Types of Investments:
- Stocks: Stocks represent ownership in a company. They tend to offer higher returns over time but come with a higher risk of loss.
- Bonds: Bonds are loans made to companies or governments in exchange for periodic interest payments. Bonds are typically safer than stocks but offer lower returns.
- Mutual Funds and ETFs: These are pooled investment funds that allow you to invest in a diversified group of assets, such as stocks or bonds, without having to pick individual investments.
- Real Estate: Investing in property can provide steady cash flow through rental income or long-term appreciation in property value.
Steps to Start Investing:
- Start Early: The earlier you start investing, the more you can benefit from compound interest. Even small amounts invested consistently can grow over time.
- Diversify Your Portfolio: Spread your investments across various asset types to reduce risk. Don't put all your eggs in one basket.
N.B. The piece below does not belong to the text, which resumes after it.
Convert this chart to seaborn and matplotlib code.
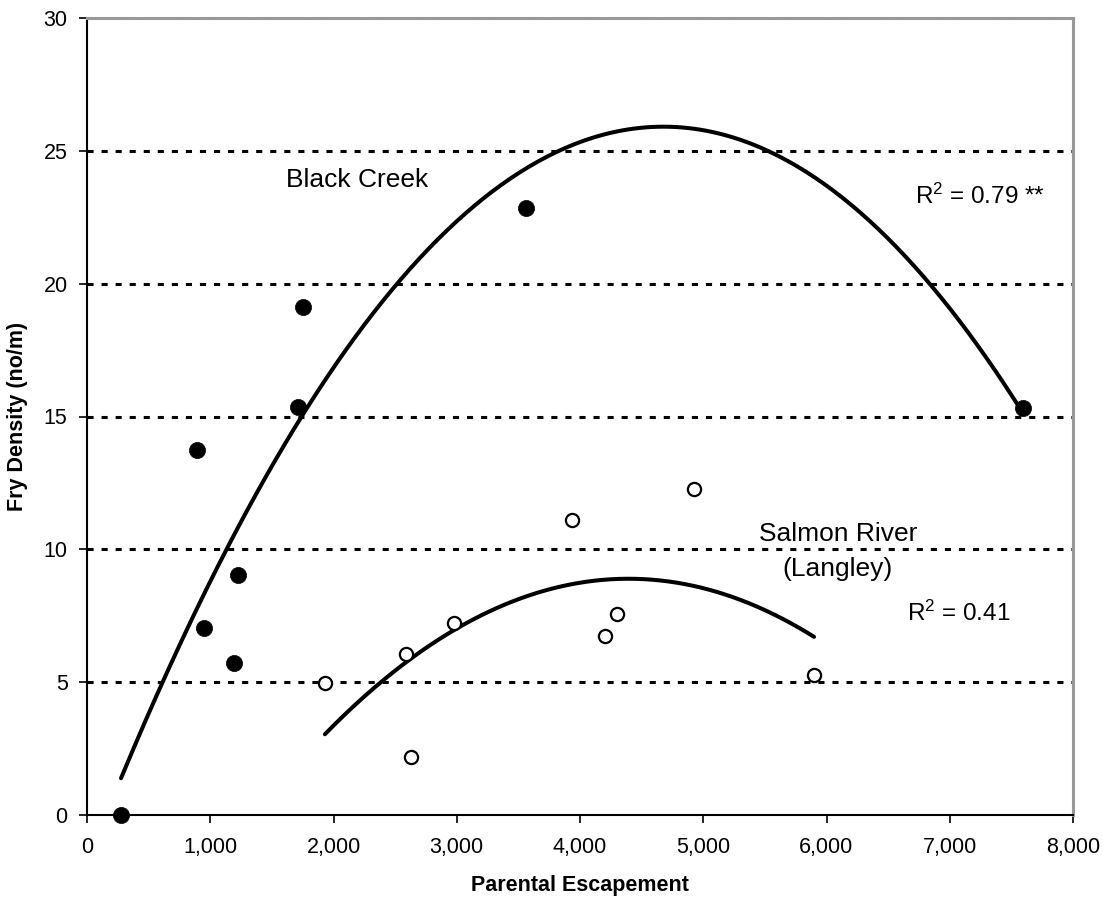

- Invest for the Long Term: Avoid trying to time the market. Long-term investing tends to outperform short-term speculation.
- Educate Yourself: Learn about different investment strategies and asset classes before diving in. Consider consulting a financial advisor if needed.
Plan for Retirement
It may seem far off, but planning for retirement is one of the most important aspects of personal finance. Starting early gives your investments more time to grow and provides greater flexibility in how you spend your retirement years.
Retirement Accounts:
- 401(k): This employer-sponsored retirement plan allows you to contribute a portion of your salary before taxes. Many employers also match contributions, which is essentially free money.
- IRA (Individual Retirement Account): An IRA is a personal retirement account that offers tax advantages. There are traditional IRAs and Roth IRAs, each with its tax benefits.
- Pensions: Some employers offer pensions, which provide guaranteed income after retirement based on your years of service and salary.
How to Plan for Retirement:
- Start Early: The earlier you start contributing to a retirement account, the more time your investments have to grow.
- Contribute Regularly: Make consistent contributions to your retirement accounts, even if they are small. Aim to contribute at least 15% of your income to retirement savings.
- Consider Your Retirement Goals: Think about the lifestyle you want to have in retirement, and calculate how much you'll need to save to achieve that goal.
Conclusion
Learning basic personal finance management is an essential step toward financial freedom and security. By understanding the key concepts of budgeting, saving, managing debt, investing, and planning for retirement, you can take control of your financial future and make informed decisions that align with your goals.
Remember, personal finance is not a one-size-fits-all approach. Everyone's financial situation is unique, and it's essential to tailor your financial plan to your own circumstances. With discipline, patience, and continuous learning, you can achieve financial success and live a life free from financial stress.